For a time, and I suggest it continued for quite some time, we really did not fully appreciate nor understand how we got there, the dynamic that was in place and what we needed to do to get us out of it.
I suggest that we have had a wonderful track record and history in this country, particularly in the 1960s, 1970s, 1980s and some of the 1990s, of managing our domestic economy in a way that recognized the communal ownership of natural resources we had some stake in, and that we needed to make the economy work for everybody, that we needed to be acting in this country in the best interests of all people, that we left nobody behind.
I remember when my parents, in the late 1950s, sold everything they had in the wonderful country of Ireland, which at the time was struggling economically, and they bet the resources they generated on a dream for their family.
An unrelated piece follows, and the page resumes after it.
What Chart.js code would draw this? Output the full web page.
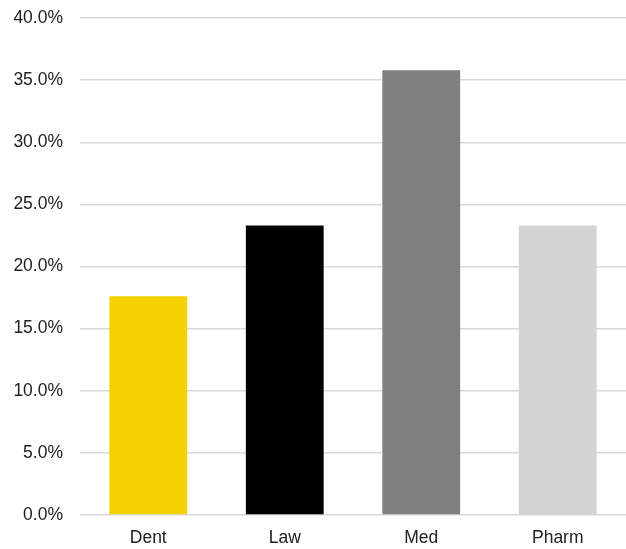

They came to Canada, and we arrived in the wonderful little pristine town of Wawa, in northern Ontario. There were about 5,000 people in the town at that time, and 1,200 of those people were working in the mines. They were working in the sinter plant, mining ore and turning it into a product they then shipped to Sault Ste. Marie, where 12,000 people in a community of around 80,000 turned that sinter into steel.
They then sent that steel off to communities across this country, to every end of the country, to Vancouver, Nova Scotia, New Brunswick and southern Ontario, to make boats, airplanes, cars and trains. Literally hundreds of thousands of other Canadians were kept working in good jobs, making good money, belonging to unions where they got good benefit packages, and in their retirement years they were able to live on the pensions that were negotiated.
That was not all that we did as a country at that time, and since then, to have us become the envy of many economic jurisdictions around the world.
The market did not create Canada, which is why today I say that we should not be allowing our future to continue to be driven by this trolling in the world for further trade agreements with countries and jurisdictions in which human rights are in question.
The market did not create Canada. Our history is one of interventions by national and provincial governments to ensure that the market did not dictate or limit our choices: Sir John A.'s transcontinental railroad, the Wheat Board, public health care, wartime buy Canada policies, unemployment insurance, the CPP, Hydro-Québec, the Canada-U.S. auto pact and efforts to foster a domestic aerospace industry, to name just a few examples.
Such interventions reduced the Canadian economy's dependence on exports of largely unprocessed resources and agricultural products by growing a significant manufacturing sector, providing good, well paid, often unionized jobs that guaranteed a comfortable family living, plus a tax base to pay for high quality public services across this country. That is what my family came to experience over the years after making their home in this country in the late 1950s.
Policies to boost the value-added component of the Canadian economy cut the unprocessed or barely processed proportion of Canada's exports from more than 90% in the late 1950s to under 45% in the late 1990s. An undervalued dollar at the time and the country's public health care system helped to add to Canada's appeal for investors in job rich manufacturing.
By the mid 1990s, Canada had a sophisticated mix of high value export industries, including automotive products, aerospace, telecommunications equipment, machinery, high tech applications and computer software.
Alas, the lessons of history are too soon ignored. The diversified economy that placed Canada among the most envied of nations has come undone. Of the 600,000 manufacturing jobs lost in this country since 2002, half of them disappeared since mid-2008. Our manufacturing trade balance is once again in deficit: $32 billion in 2007 and growing. The proportion of unprocessed or slightly processed resource exports is growing again, reaching almost 60% in 2007 from its low point of under 45% in 1999. The rise in commodity prices, especially that of oil, has boosted the value of our resources exports but done little for employment, with new jobs in the oil and gas industry offsetting only one-fifteenth of lost manufacturing jobs.
All one needs to do is look at that track record to see this almost obsessive compulsive attention and attraction to free trade agreements here, there and everywhere. Not considering the human rights records of any of the countries that we enter into agreements with is taking us down a road that will not produce, protect or grow the kind of country that we have the potential to be and, in fact, we were heading toward before free trade agreements and free trade arrived in this land.
Today, I suggest to everyone in the House and to the people out there watching that this is not the right time nor the right thing to be doing. This will not get us out of the difficult financial situation that we are in right now, nor will it help the people of Colombia.